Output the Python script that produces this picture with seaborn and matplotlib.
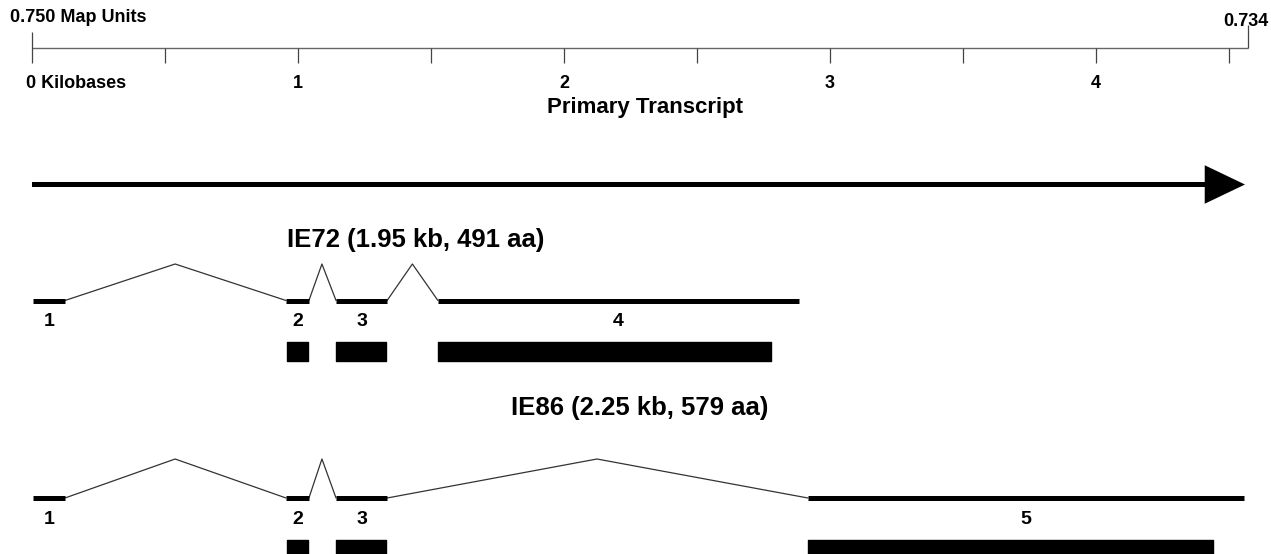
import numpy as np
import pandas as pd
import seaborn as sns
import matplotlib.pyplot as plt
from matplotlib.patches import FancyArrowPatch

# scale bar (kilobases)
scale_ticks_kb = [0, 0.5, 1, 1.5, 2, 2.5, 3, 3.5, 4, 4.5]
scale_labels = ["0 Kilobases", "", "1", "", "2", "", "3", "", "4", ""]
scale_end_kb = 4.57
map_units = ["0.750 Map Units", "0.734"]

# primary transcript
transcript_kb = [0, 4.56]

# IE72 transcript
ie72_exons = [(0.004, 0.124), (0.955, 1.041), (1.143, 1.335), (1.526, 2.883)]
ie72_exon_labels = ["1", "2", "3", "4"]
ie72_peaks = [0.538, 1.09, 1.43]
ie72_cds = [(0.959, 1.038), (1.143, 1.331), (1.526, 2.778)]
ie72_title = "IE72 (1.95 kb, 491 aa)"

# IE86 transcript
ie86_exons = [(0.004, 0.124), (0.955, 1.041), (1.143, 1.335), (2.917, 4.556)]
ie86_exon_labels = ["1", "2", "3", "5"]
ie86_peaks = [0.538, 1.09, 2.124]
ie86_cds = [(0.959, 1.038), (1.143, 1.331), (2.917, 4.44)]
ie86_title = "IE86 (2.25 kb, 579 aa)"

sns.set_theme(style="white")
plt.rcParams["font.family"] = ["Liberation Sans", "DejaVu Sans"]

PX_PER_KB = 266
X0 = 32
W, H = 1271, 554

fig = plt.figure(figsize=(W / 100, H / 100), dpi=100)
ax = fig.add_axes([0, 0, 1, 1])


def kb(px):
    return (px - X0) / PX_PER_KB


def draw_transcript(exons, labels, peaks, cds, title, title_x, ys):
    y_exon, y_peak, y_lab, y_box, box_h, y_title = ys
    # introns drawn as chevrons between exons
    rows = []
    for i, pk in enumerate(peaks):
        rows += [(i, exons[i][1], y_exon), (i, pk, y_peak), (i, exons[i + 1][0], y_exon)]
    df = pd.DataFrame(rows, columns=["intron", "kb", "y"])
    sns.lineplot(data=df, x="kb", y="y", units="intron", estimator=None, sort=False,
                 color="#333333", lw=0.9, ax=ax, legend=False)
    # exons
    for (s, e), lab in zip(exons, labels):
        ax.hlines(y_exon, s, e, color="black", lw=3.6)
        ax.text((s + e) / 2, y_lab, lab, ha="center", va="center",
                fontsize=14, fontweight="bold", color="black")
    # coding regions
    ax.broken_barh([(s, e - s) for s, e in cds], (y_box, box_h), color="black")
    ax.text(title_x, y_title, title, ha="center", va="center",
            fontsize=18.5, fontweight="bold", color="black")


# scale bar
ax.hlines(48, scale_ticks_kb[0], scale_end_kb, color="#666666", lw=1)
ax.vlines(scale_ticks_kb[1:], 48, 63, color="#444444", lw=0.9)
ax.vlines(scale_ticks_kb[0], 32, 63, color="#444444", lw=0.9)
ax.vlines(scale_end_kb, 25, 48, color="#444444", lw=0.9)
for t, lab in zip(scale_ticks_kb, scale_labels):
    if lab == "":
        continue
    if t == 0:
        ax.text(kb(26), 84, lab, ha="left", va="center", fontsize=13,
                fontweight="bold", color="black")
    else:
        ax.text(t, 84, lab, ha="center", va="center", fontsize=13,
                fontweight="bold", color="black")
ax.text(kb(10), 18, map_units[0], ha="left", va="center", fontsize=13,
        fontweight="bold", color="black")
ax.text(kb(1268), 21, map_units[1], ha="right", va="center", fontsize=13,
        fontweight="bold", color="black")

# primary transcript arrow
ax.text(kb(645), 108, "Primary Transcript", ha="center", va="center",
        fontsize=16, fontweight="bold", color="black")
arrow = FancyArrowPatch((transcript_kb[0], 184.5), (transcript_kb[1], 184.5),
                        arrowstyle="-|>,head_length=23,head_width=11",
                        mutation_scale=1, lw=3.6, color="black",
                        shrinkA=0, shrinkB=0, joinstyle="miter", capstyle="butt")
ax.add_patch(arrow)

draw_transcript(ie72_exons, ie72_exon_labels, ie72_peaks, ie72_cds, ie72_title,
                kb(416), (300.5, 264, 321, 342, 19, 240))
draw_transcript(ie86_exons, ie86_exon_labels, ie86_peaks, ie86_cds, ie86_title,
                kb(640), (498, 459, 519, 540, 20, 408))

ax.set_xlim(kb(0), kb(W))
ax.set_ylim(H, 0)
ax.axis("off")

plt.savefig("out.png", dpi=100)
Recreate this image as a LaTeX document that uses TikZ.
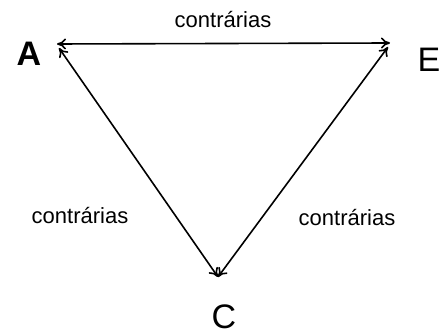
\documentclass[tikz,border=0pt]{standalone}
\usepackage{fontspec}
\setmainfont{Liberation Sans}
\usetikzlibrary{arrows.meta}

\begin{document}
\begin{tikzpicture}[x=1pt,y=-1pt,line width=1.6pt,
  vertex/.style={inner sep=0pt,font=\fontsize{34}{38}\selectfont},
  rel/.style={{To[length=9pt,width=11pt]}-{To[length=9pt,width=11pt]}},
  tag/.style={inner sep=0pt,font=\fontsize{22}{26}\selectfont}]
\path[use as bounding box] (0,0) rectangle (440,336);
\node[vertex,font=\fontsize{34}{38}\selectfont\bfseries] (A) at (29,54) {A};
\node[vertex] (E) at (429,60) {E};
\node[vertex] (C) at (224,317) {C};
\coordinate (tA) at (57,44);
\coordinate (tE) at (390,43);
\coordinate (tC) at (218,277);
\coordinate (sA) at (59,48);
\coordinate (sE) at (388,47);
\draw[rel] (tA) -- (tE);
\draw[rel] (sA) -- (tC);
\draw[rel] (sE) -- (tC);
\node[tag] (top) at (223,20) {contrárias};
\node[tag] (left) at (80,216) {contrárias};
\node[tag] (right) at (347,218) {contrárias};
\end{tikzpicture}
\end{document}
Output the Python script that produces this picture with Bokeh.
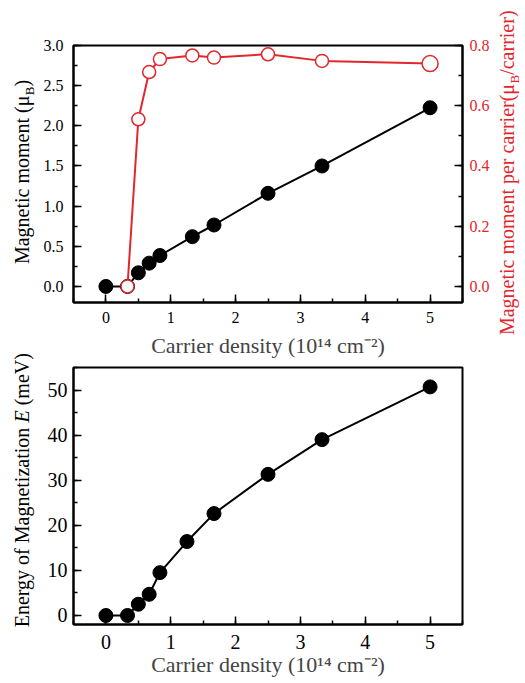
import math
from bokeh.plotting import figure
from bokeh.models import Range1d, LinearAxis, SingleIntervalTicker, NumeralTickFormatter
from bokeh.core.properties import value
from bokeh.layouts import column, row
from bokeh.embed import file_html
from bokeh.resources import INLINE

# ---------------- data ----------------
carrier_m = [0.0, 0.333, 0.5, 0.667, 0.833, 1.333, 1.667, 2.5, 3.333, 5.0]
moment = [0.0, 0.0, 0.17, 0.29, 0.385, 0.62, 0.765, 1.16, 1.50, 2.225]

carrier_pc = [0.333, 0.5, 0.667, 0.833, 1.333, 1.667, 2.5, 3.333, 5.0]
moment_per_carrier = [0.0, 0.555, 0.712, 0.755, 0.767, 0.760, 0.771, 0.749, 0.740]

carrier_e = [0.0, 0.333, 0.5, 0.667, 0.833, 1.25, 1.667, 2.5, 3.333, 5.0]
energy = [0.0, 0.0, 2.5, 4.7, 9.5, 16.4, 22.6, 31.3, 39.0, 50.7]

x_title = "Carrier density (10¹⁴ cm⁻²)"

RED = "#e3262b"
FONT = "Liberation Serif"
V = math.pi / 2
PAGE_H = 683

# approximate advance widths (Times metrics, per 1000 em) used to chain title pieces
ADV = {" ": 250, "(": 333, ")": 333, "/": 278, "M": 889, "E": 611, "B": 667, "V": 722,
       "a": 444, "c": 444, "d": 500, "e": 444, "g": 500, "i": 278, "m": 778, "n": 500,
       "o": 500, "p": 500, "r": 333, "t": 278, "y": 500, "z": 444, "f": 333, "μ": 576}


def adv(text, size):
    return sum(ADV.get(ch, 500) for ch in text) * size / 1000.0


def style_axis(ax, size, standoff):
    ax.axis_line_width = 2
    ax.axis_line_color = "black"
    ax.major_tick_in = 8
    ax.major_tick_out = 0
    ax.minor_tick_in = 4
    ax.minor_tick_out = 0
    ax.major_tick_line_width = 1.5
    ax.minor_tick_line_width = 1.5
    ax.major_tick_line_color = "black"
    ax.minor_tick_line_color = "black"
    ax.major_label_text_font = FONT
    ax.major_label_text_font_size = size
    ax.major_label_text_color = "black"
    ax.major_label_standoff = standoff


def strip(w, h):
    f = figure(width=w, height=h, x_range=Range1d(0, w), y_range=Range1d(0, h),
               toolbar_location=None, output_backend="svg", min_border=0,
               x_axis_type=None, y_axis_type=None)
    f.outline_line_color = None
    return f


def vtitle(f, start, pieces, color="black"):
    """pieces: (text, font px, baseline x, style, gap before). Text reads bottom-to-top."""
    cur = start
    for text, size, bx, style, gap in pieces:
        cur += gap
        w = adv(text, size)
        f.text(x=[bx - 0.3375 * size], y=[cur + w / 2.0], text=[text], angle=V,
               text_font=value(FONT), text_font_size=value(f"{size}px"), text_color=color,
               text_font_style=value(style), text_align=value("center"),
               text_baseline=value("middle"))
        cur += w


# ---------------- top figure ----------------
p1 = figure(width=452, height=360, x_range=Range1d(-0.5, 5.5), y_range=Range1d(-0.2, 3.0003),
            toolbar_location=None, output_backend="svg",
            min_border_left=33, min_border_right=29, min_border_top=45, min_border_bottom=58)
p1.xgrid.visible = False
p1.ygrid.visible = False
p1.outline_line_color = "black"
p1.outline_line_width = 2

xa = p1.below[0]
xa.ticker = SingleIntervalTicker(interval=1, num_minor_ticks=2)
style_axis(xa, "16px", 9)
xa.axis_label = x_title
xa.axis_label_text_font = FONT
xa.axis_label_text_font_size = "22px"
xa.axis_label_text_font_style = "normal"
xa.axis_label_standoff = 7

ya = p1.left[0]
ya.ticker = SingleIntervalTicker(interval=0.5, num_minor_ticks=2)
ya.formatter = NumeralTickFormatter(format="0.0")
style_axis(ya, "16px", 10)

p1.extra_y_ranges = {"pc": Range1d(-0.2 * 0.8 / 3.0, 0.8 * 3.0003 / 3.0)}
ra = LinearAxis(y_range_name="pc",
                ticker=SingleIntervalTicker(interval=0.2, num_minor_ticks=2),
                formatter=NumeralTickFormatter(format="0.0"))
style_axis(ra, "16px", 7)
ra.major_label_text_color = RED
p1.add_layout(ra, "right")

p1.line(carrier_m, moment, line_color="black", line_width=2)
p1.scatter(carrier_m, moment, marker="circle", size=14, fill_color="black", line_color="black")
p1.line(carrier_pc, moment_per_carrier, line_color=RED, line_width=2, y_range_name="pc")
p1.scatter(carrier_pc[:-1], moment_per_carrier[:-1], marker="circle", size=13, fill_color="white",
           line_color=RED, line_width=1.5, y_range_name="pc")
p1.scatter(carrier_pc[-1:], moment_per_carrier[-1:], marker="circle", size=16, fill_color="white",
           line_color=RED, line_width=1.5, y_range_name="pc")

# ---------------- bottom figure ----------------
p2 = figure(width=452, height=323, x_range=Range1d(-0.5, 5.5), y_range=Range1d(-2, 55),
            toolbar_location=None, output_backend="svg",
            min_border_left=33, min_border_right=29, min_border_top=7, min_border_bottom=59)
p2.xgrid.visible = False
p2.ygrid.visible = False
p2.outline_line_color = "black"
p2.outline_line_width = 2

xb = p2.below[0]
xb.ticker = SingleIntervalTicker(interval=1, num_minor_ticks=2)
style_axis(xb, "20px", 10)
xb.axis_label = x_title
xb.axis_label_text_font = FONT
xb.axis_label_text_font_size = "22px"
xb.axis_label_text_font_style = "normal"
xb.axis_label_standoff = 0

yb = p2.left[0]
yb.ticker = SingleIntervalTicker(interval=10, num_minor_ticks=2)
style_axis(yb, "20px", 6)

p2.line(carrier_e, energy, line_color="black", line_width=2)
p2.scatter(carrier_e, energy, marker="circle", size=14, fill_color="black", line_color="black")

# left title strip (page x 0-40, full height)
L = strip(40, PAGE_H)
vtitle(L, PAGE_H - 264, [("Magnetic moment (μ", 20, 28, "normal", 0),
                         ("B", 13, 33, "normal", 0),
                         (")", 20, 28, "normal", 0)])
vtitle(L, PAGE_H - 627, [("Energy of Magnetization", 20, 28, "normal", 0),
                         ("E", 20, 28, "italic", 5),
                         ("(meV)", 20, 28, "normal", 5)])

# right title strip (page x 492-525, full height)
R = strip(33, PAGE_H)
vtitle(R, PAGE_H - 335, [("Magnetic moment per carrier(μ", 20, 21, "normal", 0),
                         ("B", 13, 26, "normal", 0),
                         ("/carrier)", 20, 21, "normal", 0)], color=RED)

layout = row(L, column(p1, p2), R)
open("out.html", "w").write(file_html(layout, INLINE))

◇ ◇ ◇ ◇ ◇

▶ **Goal**
From the first line above down to the line with "W, H = 1271, 554", reproduce every line and no others, omitting pictures.

▶ **In response**
Output the Python script that produces this picture with seaborn and matplotlib.
import numpy as np
import pandas as pd
import seaborn as sns
import matplotlib.pyplot as plt
from matplotlib.patches import FancyArrowPatch

# scale bar (kilobases)
scale_ticks_kb = [0, 0.5, 1, 1.5, 2, 2.5, 3, 3.5, 4, 4.5]
scale_labels = ["0 Kilobases", "", "1", "", "2", "", "3", "", "4", ""]
scale_end_kb = 4.57
map_units = ["0.750 Map Units", "0.734"]

# primary transcript
transcript_kb = [0, 4.56]

# IE72 transcript
ie72_exons = [(0.004, 0.124), (0.955, 1.041), (1.143, 1.335), (1.526, 2.883)]
ie72_exon_labels = ["1", "2", "3", "4"]
ie72_peaks = [0.538, 1.09, 1.43]
ie72_cds = [(0.959, 1.038), (1.143, 1.331), (1.526, 2.778)]
ie72_title = "IE72 (1.95 kb, 491 aa)"

# IE86 transcript
ie86_exons = [(0.004, 0.124), (0.955, 1.041), (1.143, 1.335), (2.917, 4.556)]
ie86_exon_labels = ["1", "2", "3", "5"]
ie86_peaks = [0.538, 1.09, 2.124]
ie86_cds = [(0.959, 1.038), (1.143, 1.331), (2.917, 4.44)]
ie86_title = "IE86 (2.25 kb, 579 aa)"

sns.set_theme(style="white")
plt.rcParams["font.family"] = ["Liberation Sans", "DejaVu Sans"]

PX_PER_KB = 266
X0 = 32
W, H = 1271, 554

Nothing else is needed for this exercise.